======== Data shown

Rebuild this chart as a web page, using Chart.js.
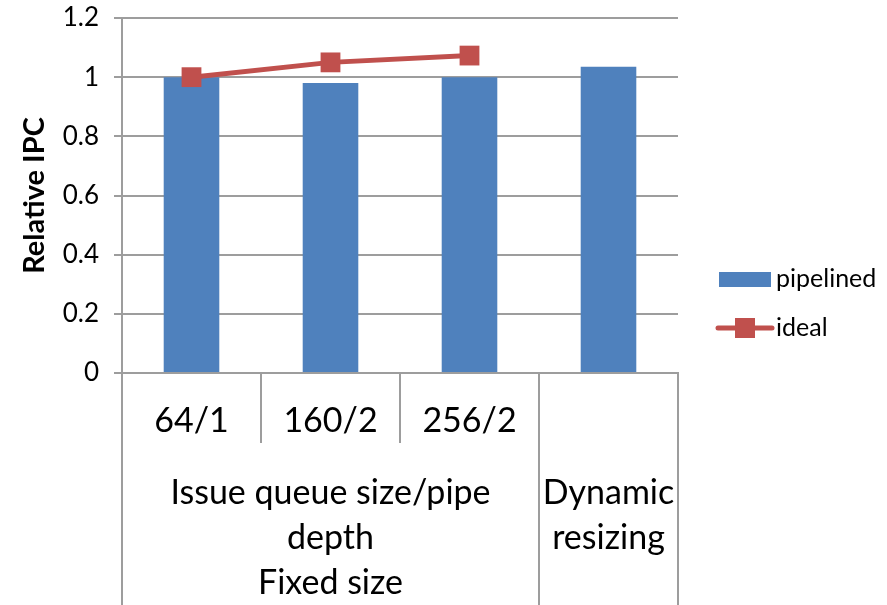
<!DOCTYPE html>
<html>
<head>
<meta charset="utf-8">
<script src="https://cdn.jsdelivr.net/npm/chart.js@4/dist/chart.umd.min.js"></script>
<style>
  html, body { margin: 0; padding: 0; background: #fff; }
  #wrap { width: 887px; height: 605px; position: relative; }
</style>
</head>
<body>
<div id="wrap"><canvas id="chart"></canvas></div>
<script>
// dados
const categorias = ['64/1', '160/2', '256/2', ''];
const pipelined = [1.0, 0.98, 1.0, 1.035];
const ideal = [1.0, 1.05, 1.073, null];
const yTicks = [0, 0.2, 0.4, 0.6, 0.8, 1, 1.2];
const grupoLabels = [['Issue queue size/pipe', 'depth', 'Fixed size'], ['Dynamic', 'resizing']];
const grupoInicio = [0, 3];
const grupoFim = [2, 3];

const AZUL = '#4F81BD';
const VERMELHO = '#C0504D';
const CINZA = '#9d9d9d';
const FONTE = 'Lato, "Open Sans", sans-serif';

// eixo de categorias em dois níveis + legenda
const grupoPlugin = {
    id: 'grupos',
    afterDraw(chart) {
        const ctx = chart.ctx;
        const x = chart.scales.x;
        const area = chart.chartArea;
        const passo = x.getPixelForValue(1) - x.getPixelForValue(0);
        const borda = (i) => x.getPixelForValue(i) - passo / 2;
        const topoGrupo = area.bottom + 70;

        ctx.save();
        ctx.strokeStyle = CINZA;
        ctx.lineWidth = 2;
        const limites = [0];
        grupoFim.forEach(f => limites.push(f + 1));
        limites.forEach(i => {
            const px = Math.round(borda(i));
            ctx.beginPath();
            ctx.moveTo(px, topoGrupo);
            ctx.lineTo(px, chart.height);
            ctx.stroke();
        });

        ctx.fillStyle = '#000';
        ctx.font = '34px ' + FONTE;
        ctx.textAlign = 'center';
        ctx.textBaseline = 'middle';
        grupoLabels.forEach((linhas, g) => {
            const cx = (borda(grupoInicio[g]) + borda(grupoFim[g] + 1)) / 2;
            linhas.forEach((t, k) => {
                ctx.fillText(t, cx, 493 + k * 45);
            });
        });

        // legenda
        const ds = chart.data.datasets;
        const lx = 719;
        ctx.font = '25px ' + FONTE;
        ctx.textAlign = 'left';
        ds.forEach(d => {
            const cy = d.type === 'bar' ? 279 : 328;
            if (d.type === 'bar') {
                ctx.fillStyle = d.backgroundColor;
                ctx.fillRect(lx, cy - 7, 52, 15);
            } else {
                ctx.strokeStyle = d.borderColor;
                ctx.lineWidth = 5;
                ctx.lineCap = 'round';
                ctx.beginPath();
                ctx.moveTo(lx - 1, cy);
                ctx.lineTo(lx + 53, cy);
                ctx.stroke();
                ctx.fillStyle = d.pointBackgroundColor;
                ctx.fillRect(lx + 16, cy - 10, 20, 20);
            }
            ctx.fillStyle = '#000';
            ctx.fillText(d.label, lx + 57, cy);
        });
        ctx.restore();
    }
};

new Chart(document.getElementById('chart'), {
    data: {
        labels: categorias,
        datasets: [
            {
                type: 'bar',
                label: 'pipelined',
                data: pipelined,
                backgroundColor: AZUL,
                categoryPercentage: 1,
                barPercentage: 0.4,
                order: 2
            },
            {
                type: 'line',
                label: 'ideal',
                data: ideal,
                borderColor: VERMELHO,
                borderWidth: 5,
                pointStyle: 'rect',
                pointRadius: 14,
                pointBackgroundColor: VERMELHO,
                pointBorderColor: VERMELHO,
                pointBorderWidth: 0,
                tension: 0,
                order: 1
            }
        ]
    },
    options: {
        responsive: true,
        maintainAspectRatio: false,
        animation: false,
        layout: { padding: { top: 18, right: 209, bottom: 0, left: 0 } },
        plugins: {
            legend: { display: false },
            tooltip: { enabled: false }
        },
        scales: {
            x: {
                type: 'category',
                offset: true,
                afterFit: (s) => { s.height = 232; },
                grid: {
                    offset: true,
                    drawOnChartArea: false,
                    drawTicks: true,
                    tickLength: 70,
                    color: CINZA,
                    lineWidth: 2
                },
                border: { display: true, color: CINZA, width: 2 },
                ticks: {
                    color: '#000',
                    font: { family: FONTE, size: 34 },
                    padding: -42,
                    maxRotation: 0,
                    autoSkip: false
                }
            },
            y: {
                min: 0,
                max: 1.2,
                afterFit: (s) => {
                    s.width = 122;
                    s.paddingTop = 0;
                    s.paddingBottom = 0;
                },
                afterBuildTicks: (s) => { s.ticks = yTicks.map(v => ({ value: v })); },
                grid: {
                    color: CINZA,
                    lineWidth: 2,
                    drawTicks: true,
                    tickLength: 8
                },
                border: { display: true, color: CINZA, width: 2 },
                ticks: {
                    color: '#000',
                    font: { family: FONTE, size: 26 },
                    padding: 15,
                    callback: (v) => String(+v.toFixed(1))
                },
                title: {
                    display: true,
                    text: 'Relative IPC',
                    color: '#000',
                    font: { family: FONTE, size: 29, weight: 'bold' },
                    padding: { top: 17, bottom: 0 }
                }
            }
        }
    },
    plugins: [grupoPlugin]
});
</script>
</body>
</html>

================

### Instructions to follow
Every line above should be returned exactly; the pictures stay out.

### Exercise output
Rebuild this chart as a web page, using Chart.js.
<!DOCTYPE html>
<html>
<head>
<meta charset="utf-8">
<script src="https://cdn.jsdelivr.net/npm/chart.js@4/dist/chart.umd.min.js"></script>
<style>
  html, body { margin: 0; padding: 0; background: #fff; }
  #wrap { width: 887px; height: 605px; position: relative; }
</style>
</head>
<body>
<div id="wrap"><canvas id="chart"></canvas></div>
<script>
// dados
const categorias = ['64/1', '160/2', '256/2', ''];
const pipelined = [1.0, 0.98, 1.0, 1.035];
const ideal = [1.0, 1.05, 1.073, null];
const yTicks = [0, 0.2, 0.4, 0.6, 0.8, 1, 1.2];
const grupoLabels = [['Issue queue size/pipe', 'depth', 'Fixed size'], ['Dynamic', 'resizing']];
const grupoInicio = [0, 3];
const grupoFim = [2, 3];

const AZUL = '#4F81BD';
const VERMELHO = '#C0504D';
const CINZA = '#9d9d9d';
const FONTE = 'Lato, "Open Sans", sans-serif';

// eixo de categorias em dois níveis + legenda
const grupoPlugin = {
    id: 'grupos',
    afterDraw(chart) {
        const ctx = chart.ctx;
        const x = chart.scales.x;
        const area = chart.chartArea;
        const passo = x.getPixelForValue(1) - x.getPixelForValue(0);
        const borda = (i) => x.getPixelForValue(i) - passo / 2;
        const topoGrupo = area.bottom + 70;

        ctx.save();
        ctx.strokeStyle = CINZA;
        ctx.lineWidth = 2;
        const limites = [0];
        grupoFim.forEach(f => limites.push(f + 1));
        limites.forEach(i => {
            const px = Math.round(borda(i));
            ctx.beginPath();
            ctx.moveTo(px, topoGrupo);
            ctx.lineTo(px, chart.height);
            ctx.stroke();
        });

        ctx.fillStyle = '#000';
        ctx.font = '34px ' + FONTE;
        ctx.textAlign = 'center';
        ctx.textBaseline = 'middle';
        grupoLabels.forEach((linhas, g) => {
            const cx = (borda(grupoInicio[g]) + borda(grupoFim[g] + 1)) / 2;
            linhas.forEach((t, k) => {
                ctx.fillText(t, cx, 493 + k * 45);
            });
        });

        // legenda
        const ds = chart.data.datasets;
        const lx = 719;
        ctx.font = '25px ' + FONTE;
        ctx.textAlign = 'left';
        ds.forEach(d => {
            const cy = d.type === 'bar' ? 279 : 328;
            if (d.type === 'bar') {
                ctx.fillStyle = d.backgroundColor;
                ctx.fillRect(lx, cy - 7, 52, 15);
            } else {
                ctx.strokeStyle = d.borderColor;
                ctx.lineWidth = 5;
                ctx.lineCap = 'round';
                ctx.beginPath();
                ctx.moveTo(lx - 1, cy);
                ctx.lineTo(lx + 53, cy);
                ctx.stroke();
                ctx.fillStyle = d.pointBackgroundColor;
                ctx.fillRect(lx + 16, cy - 10, 20, 20);
            }
            ctx.fillStyle = '#000';
            ctx.fillText(d.label, lx + 57, cy);
        });
        ctx.restore();
    }
};

new Chart(document.getElementById('chart'), {
    data: {
        labels: categorias,
        datasets: [
            {
                type: 'bar',
                label: 'pipelined',
                data: pipelined,
                backgroundColor: AZUL,
                categoryPercentage: 1,
                barPercentage: 0.4,
                order: 2
            },
            {
                type: 'line',
                label: 'ideal',
                data: ideal,
                borderColor: VERMELHO,
                borderWidth: 5,
                pointStyle: 'rect',
                pointRadius: 14,
                pointBackgroundColor: VERMELHO,
                pointBorderColor: VERMELHO,
                pointBorderWidth: 0,
                tension: 0,
                order: 1
            }
        ]
    },
    options: {
        responsive: true,
        maintainAspectRatio: false,
        animation: false,
        layout: { padding: { top: 18, right: 209, bottom: 0, left: 0 } },
        plugins: {
            legend: { display: false },
            tooltip: { enabled: false }
        },
        scales: {
            x: {
                type: 'category',
                offset: true,
                afterFit: (s) => { s.height = 232; },
                grid: {
                    offset: true,
                    drawOnChartArea: false,
                    drawTicks: true,
                    tickLength: 70,
                    color: CINZA,
                    lineWidth: 2
                },
                border: { display: true, color: CINZA, width: 2 },
                ticks: {
                    color: '#000',
                    font: { family: FONTE, size: 34 },
                    padding: -42,
                    maxRotation: 0,
                    autoSkip: false
                }
            },
            y: {
                min: 0,
                max: 1.2,
                afterFit: (s) => {
                    s.width = 122;
                    s.paddingTop = 0;
                    s.paddingBottom = 0;
                },
                afterBuildTicks: (s) => { s.ticks = yTicks.map(v => ({ value: v })); },
                grid: {
                    color: CINZA,
                    lineWidth: 2,
                    drawTicks: true,
                    tickLength: 8
                },
                border: { display: true, color: CINZA, width: 2 },
                ticks: {
                    color: '#000',
                    font: { family: FONTE, size: 26 },
                    padding: 15,
                    callback: (v) => String(+v.toFixed(1))
                },
                title: {
                    display: true,
                    text: 'Relative IPC',
                    color: '#000',
                    font: { family: FONTE, size: 29, weight: 'bold' },
                    padding: { top: 17, bottom: 0 }
                }
            }
        }
    },
    plugins: [grupoPlugin]
});
</script>
</body>
</html>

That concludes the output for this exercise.